El trabajo de Ricardo Miguel Hernández transita por el camino del in crescendo y el reto personal; por una difusa línea entre el medio técnico y el fin artístico. Ellos me ha permitido andar por esas dimensiones del tiempo compartido, el tiempo psicológico y el intersubjetivo de José Luis Brea, como análisis heterotópicos de realidades yuxtapuestas, explícitamente re-creadas en sus fotocollages, en los que no se disimulan las costuras de los ensamblajes, las heridas o hendiduras del papel, ni los posibles intersticios de una lectura picante. Al contrario, el artista obtiene como resultado la restauración efectiva de un espacio-tiempo de realidad(es) otra(s) en tanto complexión estructural de la nueva re-presentación que le permite apoyar visualmente el contenido antes esbozado y compuesto por pedazos rasgados de fotografías.
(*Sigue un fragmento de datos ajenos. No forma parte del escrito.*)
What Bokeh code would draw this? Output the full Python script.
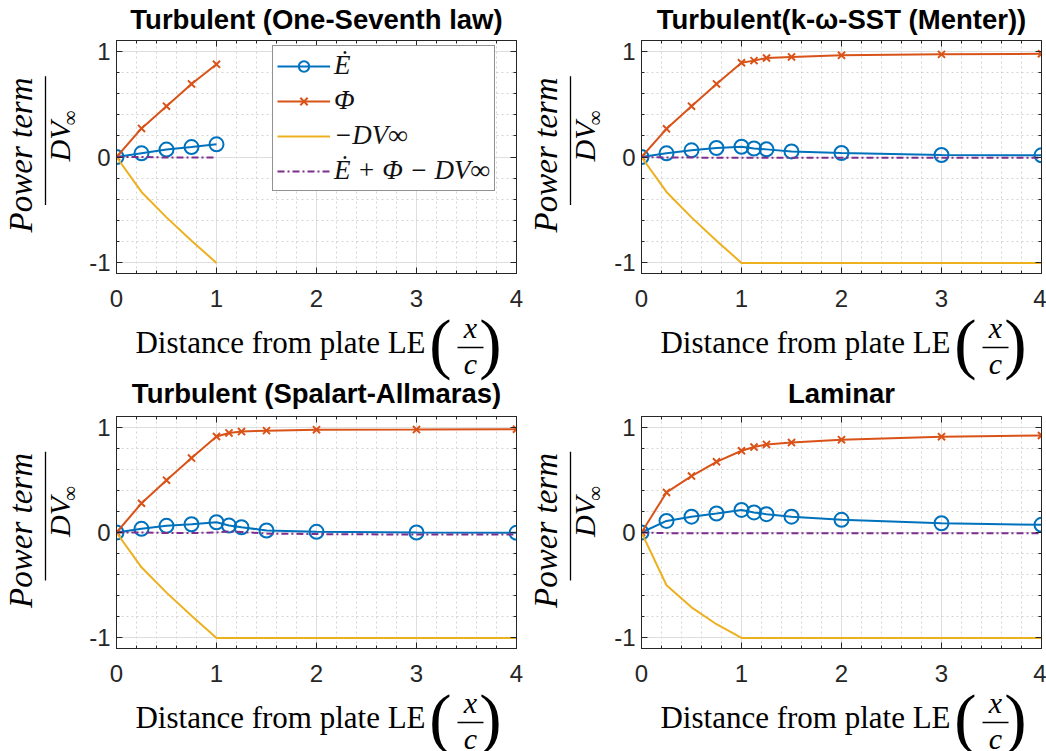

Ricardo Miguel intenta quitar el polvo de esos recuerdos que encuentra a su paso, y hacernos conscientes de que nuestras historias personales pueden ser re-construidas y formar parte de una macro-historia colectiva. El hurgador no para de explorar en el testimonio-vestigio del documento fotográfico, para así revivir y enriquecer esa memoria individual/colectiva, para reformular las micro-memorias, y para ofrecernos la posibilidad de no olvidar quiénes son/somos desde el debate artístico de la contemporaneidad.